President (Pres): resolves after the AP calls the race.
House: resolves after the AP calls party control of the House.
If there are independents/3rd party winners that are known to be intending to caucus with a major party (GOP or Democrats), they will be included as part of party control.
If at the time of the general election there are already scheduled special elections on which control hinges, or a runoff is triggered by the general election, we'll wait for those to resolve.
Senate: resolves after the AP calls party control of the Senate.
If there are independents/3rd party winners that are known to be intending to caucus with a major party (Bernie Sanders is a general example), they will be included as part of party control.
If at the time of the general election there are already scheduled special elections on which control hinges, or a runoff is triggered by the general election, we'll wait for those to resolve.
Related questions
The senate is quite high volatility, as it can be swung easily by 1-2 elections. So not super correlated with general election margin. And house and Pres. election are not so correlated that they only go opposite ways 17% of the time
No, presidential years have much less ticket splitting. Also, winning the Presidency basically gives you an extra senate seat, so there's more correlation than you expect
0.01% is actually wild for R Pres, D senate, D house. Imagine a scenario where Kamala has a scandal (or Trump just experiences a massive popularity boost from assassination attempt) and loses while generally dems are popular and win house and senate. That happens in way more than 1 in 10,000 universes.
R Pres, D senate, R house seems quite plausible to me: republicans have a good election but dems have particularly likable senate candidates (and reps particularly unlikable ones) and pick up one seat (this kind of happened last midterms more or less!)

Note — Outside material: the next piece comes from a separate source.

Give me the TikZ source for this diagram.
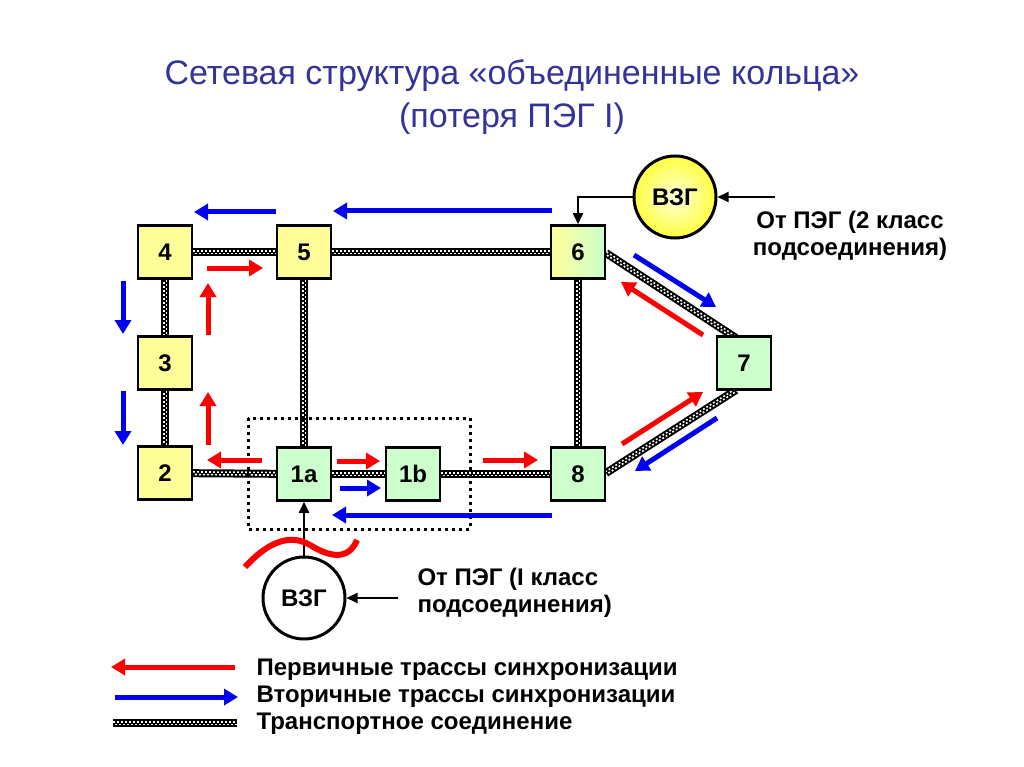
\documentclass[tikz,border=0pt]{standalone}
\usepackage{fontspec}
\setmainfont{Liberation Sans}
\usetikzlibrary{arrows.meta,calc,shadings}
\definecolor{titleblue}{HTML}{333399}
\definecolor{boxyellow}{HTML}{FFFF99}
\definecolor{boxgreen}{HTML}{CCFFCC}
\definecolor{arrred}{HTML}{FF0000}
\definecolor{arrblue}{HTML}{0000EE}
\newcommand\tlink[2]{%
  \draw[line width=8pt] (#1) -- (#2);
  \draw[white,line width=1.6pt,dash pattern=on 1.8pt off 2.2pt]
    ($(#1)!1.3pt!90:(#2)$) -- ($(#2)!1.3pt!-90:(#1)$);
  \draw[white,line width=1.6pt,dash pattern=on 1.8pt off 2.2pt,dash phase=2pt]
    ($(#1)!-1.3pt!90:(#2)$) -- ($(#2)!-1.3pt!-90:(#1)$);
}
\tikzset{
  nbox/.style={draw=black,line width=2.5pt,minimum width=54pt,minimum height=53pt,inner sep=0pt,
    font=\bfseries\fontsize{24}{28}\selectfont},
  ybox/.style={nbox,fill=boxyellow},
  gbox/.style={nbox,fill=boxgreen},
  vzg/.style={circle,draw=black,line width=3pt,minimum size=82pt,inner sep=0pt,
    font=\bfseries\fontsize{24}{28}\selectfont},
  redarr/.style={arrred,line width=5pt,-{Triangle[length=14pt,width=16pt]}},
  bluearr/.style={arrblue,line width=5pt,-{Triangle[length=14pt,width=16pt]}},
  thinarr/.style={black,line width=1.8pt,-{Triangle[length=11pt,width=10pt]}},
  lbl/.style={font=\bfseries\fontsize{24}{27}\selectfont},
  leglbl/.style={font=\bfseries\fontsize{24}{28}\selectfont},
  dotbox/.style={draw=black,line width=3pt,dash pattern=on 3pt off 4pt},
}
\begin{document}
\begin{tikzpicture}[x=1pt,y=-1pt]
\useasboundingbox (0,0) rectangle (1024,767);
% title
\node[titleblue,font=\fontsize{34}{40}\selectfont] (title1) at (512,76) {Сетевая структура «объединенные кольца»};
\node[titleblue,font=\fontsize{34}{40}\selectfont] (title2) at (512,119) {(потеря ПЭГ I)};
% coordinates for nodes
\coordinate (p4) at (165,252);
\coordinate (p5) at (304,252);
\coordinate (p6) at (578,252);
\coordinate (p3) at (165,363);
\coordinate (p2) at (165,473);
\coordinate (p1a) at (304,474);
\coordinate (p1b) at (413,474);
\coordinate (p8) at (578,474);
\coordinate (p7) at (744,363);
\coordinate (c67) at (736,338);
\coordinate (c87) at (736,390);
\coordinate (c6e) at (606,253);
\coordinate (c8e) at (606,473);
% transport links
\tlink{p4}{p5}
\tlink{p5}{p6}
\tlink{p4}{p3}
\tlink{p3}{p2}
\tlink{p2}{p1a}
\tlink{p1a}{p1b}
\tlink{p1b}{p8}
\tlink{p5}{p1a}
\tlink{p6}{p8}
\tlink{c6e}{c67}
\tlink{c8e}{c87}
% dotted box
\draw[dotbox] (248,418) rectangle (470,529);
% nodes
\node[ybox] (n4) at (p4) {4};
\node[ybox] (n5) at (p5) {5};
\node[nbox,left color=boxyellow,right color=boxgreen] (n6) at (p6) {6};
\node[ybox] (n3) at (p3) {3};
\node[ybox] (n2) at (p2) {2};
\node[gbox] (n1a) at (p1a) {1a};
\node[gbox] (n1b) at (p1b) {1b};
\node[gbox] (n8) at (p8) {8};
\node[gbox] (n7) at (p7) {7};
% VZG circles
\node[vzg,inner color=yellow!15,outer color=yellow!75] (vzg1) at (675,197) {ВЗГ};
\node[vzg,fill=white] (vzg2) at (304,598) {ВЗГ};
\coordinate (in1) at (775,197);
\coordinate (in2) at (398,598);
\draw[thinarr] (vzg1.west) -| (n6.north);
\draw[thinarr] (in1) -- (vzg1.east);
\draw[thinarr] (vzg2.north) -- (n1a.south);
\draw[thinarr] (in2) -- (vzg2.east);
\node[lbl,align=center] (t1) at (850,236) {От ПЭГ (2 класс\\подсоединения)};
\node[lbl,align=left,anchor=west] (t2) at (414,593) {От ПЭГ (I класс\\подсоединения)};
% red wave
\draw[arrred,line width=6pt] (245,567) .. controls (265,545) and (288,532) .. (310,545)
  .. controls (328,556) and (348,562) .. (357,540);
% blue arrows
\draw[bluearr] (276,212) -- (194,212);
\draw[bluearr] (552,211) -- (333,211);
\draw[bluearr] (123,281) -- (123,334);
\draw[bluearr] (123,391) -- (123,445);
\draw[bluearr] (634,255) -- (716,307);
\draw[bluearr] (717,418) -- (635,471);
\draw[bluearr] (340,488) -- (381,488);
\draw[bluearr] (552,515) -- (332,515);
% red arrows
\draw[redarr] (207,268) -- (263,268);
\draw[redarr] (208,335) -- (208,283);
\draw[redarr] (208,445) -- (208,392);
\draw[redarr] (262,460) -- (207,460);
\draw[redarr] (337,461) -- (380,461);
\draw[redarr] (483,460) -- (538,460);
\draw[redarr] (622,444) -- (703,392);
\draw[redarr] (703,335) -- (621,282);
% legend
\coordinate (lr1) at (235,667);
\coordinate (lr2) at (111,667);
\coordinate (lb1) at (115,697);
\coordinate (lb2) at (238,697);
\coordinate (lt1) at (113,723);
\coordinate (lt2) at (237,723);
\draw[redarr] (lr1) -- (lr2);
\draw[bluearr] (lb1) -- (lb2);
\tlink{lt1}{lt2}
\node[leglbl,anchor=west] (leg1) at (253,670) {Первичные трассы синхронизации};
\node[leglbl,anchor=west] (leg2) at (253,697) {Вторичные трассы синхронизации};
\node[leglbl,anchor=west] (leg3) at (253,724) {Транспортное соединение};
\end{tikzpicture}
\end{document}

I don’t think that’s true about Pres years having less ticket splitting. It’s quite normal for popular senate candidates to run 5-10% ahead of a Pres candidate!

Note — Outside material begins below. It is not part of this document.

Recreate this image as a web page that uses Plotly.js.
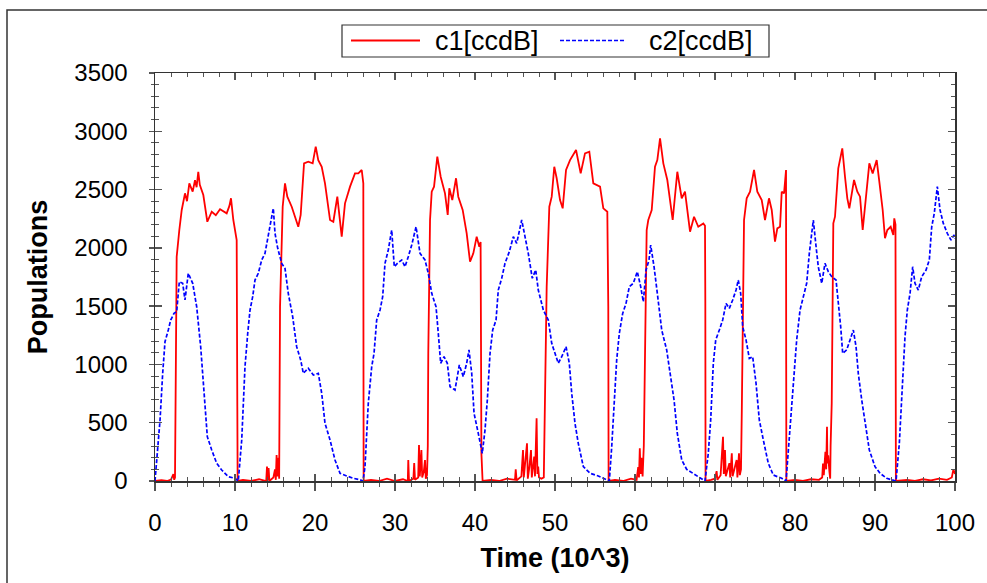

Ticket splitting has gone way down since 2020 in red states. Nobody runs 10 points ahead anymore. See: Steve Bullock, Phil Bredesen, Tim Ryan, Doug Jones
If polling is any indication, before Biden pulled out, he was polling like 15% behind swing state dem senate candidates!

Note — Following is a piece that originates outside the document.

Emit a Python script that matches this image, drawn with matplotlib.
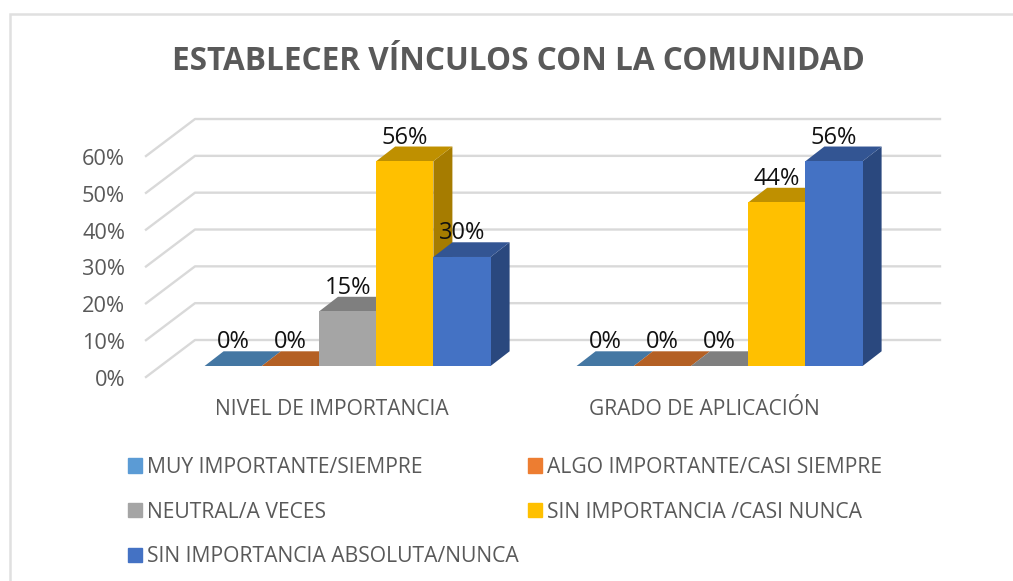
import matplotlib
matplotlib.use("Agg")
import matplotlib.pyplot as plt
from matplotlib.patches import Patch, Rectangle
from matplotlib.transforms import ScaledTranslation

W, H = 1013, 581
plt.rcParams['font.family'] = ['Open Sans', 'DejaVu Sans']

title = "ESTABLECER VÍNCULOS CON LA COMUNIDAD"
categories = ["NIVEL DE IMPORTANCIA", "GRADO DE APLICACIÓN"]
series_names = ["MUY IMPORTANTE/SIEMPRE", "ALGO IMPORTANTE/CASI SIEMPRE",
                "NEUTRAL/A VECES", "SIN IMPORTANCIA /CASI NUNCA",
                "SIN IMPORTANCIA ABSOLUTA/NUNCA"]
muy = [0.0, 0.0]
algo = [0.0, 0.0]
neutral = [14.8, 0.0]
sin_imp = [55.6, 44.4]
sin_abs = [29.6, 55.6]
y_ticks = [0, 10, 20, 30, 40, 50, 60]

front = ['#5B9BD5', '#ED7D31', '#A5A5A5', '#FFC000', '#4472C4']
top = ['#4477A3', '#B46024', '#7F7F7F', '#BF9000', '#335593']
side = ['#3A6A94', '#A3561F', '#6E6E6E', '#A67C00', '#2A487E']
GRID = '#D9D9D9'
TXT = '#595959'

fig = plt.figure(figsize=(W / 100, H / 100), dpi=100, facecolor='white')
fig.add_artist(Rectangle((9.5 / W, -0.02), 1.1, 1 - 14 / H + 0.02, transform=fig.transFigure,
                         fill=False, edgecolor='#E0E0E0', lw=1.8))

SLOT = 372.0      # px per category
PXY = 3.683       # px per percent
ax = fig.add_axes([146 / W, (H - 377) / H, 794 / W, 70 * PXY / H])
ax.set_xlim(-0.5, -0.5 + 794 / SLOT)
ax.set_ylim(0, 70)
ax.patch.set_alpha(0)
for s in ax.spines.values():
    s.set_visible(False)

# walls
wall_dx = 49 / SLOT
wall_dy = 37 / PXY
x0, x1 = ax.get_xlim()
for t in y_ticks:
    ax.plot([x0, x0 + wall_dx, x1], [t, t + wall_dy, t + wall_dy], color=GRID, lw=1.7,
            solid_joinstyle='round', clip_on=False, zorder=1)

# bars
bw = 57.2 / SLOT
off = 15.6 / SLOT
dx = 19 / SLOT
dy = 14.7 / PXY
lift = 11 / PXY
data = [muy, algo, neutral, sin_imp, sin_abs]
z = 2
for c in range(len(categories)):
    for i, vals in enumerate(data):
        v = vals[c]
        xc = c + off + (i - 2) * bw
        l, r = xc - bw / 2, xc + bw / 2
        b, t = lift, lift + v
        ax.fill([r, r + dx, r + dx, r], [b, b + dy, t + dy, t], color=side[i], lw=0, zorder=z)
        ax.fill([l, l + dx, r + dx, r], [t, t + dy, t + dy, t], color=top[i], lw=0, zorder=z + .1)
        ax.bar(xc, v, bw, bottom=b, color=front[i], lw=0, zorder=z + .2)
        ax.text(xc, t + dy + 9 / PXY, f"{v:.0f}%", ha='center', va='center',
                fontsize=17, color='#111111', zorder=50)
        z += 1

ax.set_yticks(y_ticks, [f"{t}%" for t in y_ticks])
ax.set_xticks(range(len(categories)), categories)
ax.tick_params(axis='y', length=0, pad=15, labelsize=15.7, labelcolor=TXT)
ax.tick_params(axis='x', length=0, pad=16, labelsize=15.1, labelcolor=TXT)
for lab in ax.get_yticklabels():
    lab.set_transform(lab.get_transform() + ScaledTranslation(0, -0.7 / 72, fig.dpi_scale_trans))

fig.text(518 / W, 1 - 62 / H, title, ha='center', va='center', fontsize=22.7,
         fontweight='bold', color=TXT)

order = [0, 2, 4, 1, 3]
handles = [Patch(color=front[i], label=series_names[i]) for i in order]
fig.legend(handles=handles, loc='upper left', bbox_to_anchor=(128 / W, 1 - 457 / H),
           ncol=2, frameon=False, fontsize=15.2, labelcolor=TXT, borderpad=0, borderaxespad=0,
           handlelength=0.67, handleheight=0.67, handletextpad=0.24, columnspacing=0.42,
           labelspacing=1.12)

fig.savefig("out.png", dpi=100)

The dem senate candidate's opponents are basically winning by name ID, happens every cycle with incumbents. The Dems are all incumbents (except AZ).
@JaredHoffman ya I mean, true, but odds are down to bout 20% on Manifold, and if she runs her odds of winning are even lower, but I guess there's something like a 3% chance or whatever that she'll be in the senate in 2025?
@benshindel i think she has pretty much 0 chance, nobody wins as a true independent in a three way race, especially not with her approvals. all the indies who win are fake indies.